Here is  Oliver Wyman’s prognosis for the growth of the blockchain  (rather more bullish than Robeco’s recent report which I talked about earlier in the month).

In this wave, distributed ledger technology and smart contracts will likely be used in combination to store and share core transaction data.

Distributed ledgers can enable a data environment in which asset managers track their investments, develop products and provide client services.

Given the real-time nature of data transmitted via blockchain, up-to-the-minute risk and performance analytics can be made available to clients. Investors will be able to access their own transactional data through direct ledger connectivity or via vendor-provided interfaces in real-time, providing a new means of self-service reporting.

We expect these Wave 2 applications to be developed in stages and to begin to be adopted in the next two to five years.

Initial pilots may run in parallel with existing processes to minimize any unwanted effects on clients. As the overall ecosystem and end users build up their confidence in the distributed ledger solution, we will see volumes begin to migrate.

Over time, redundant back- and middle-office data infrastructure can be retired, cutting costs.

The really important paragraphs (to Transparency of costs and charges) are the first and last paragraphs.

Distributed ledgers ( of which the Blockchain is one) keep records. They do so in real time, records are immutable , nothing can be hidden. They will result in a more transparent view of what we are paying for funds. As a result we will have a reliable source of data for the “money” element of “value for money”.
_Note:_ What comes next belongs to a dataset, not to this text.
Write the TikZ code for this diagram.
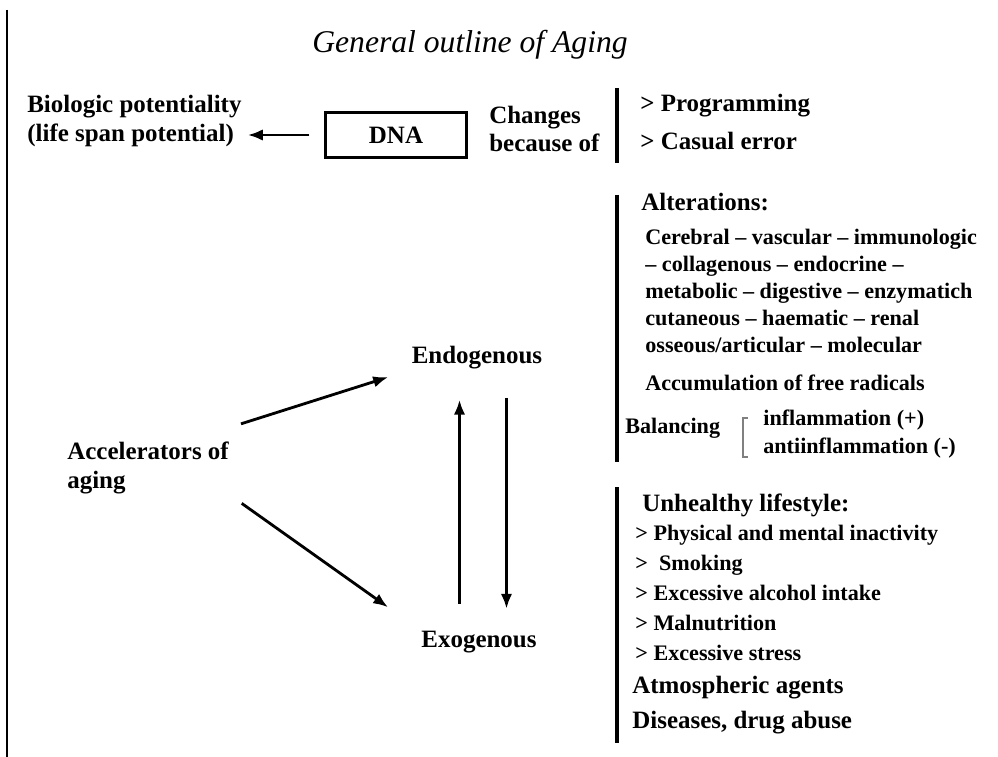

This technology will also drive down the cost of intermediation by making back and mid office infrastructure redundant.

Not just funds but fund administration and member record keeping systems will adopt the new distributed ledger technology. I am urging those that will listen to wake up to this and not sink more money into shoring up our sandcastles.

But people are worried, people taught to look at change in terms of risk, see the disruption of our “business as usual” as a threat not an opportunity.

Depending on you glass full/empty perspective, this either means moving people from costing money to adding value, or it means mass redundancies. The immediate impact of Christmas , is not best left to turkey.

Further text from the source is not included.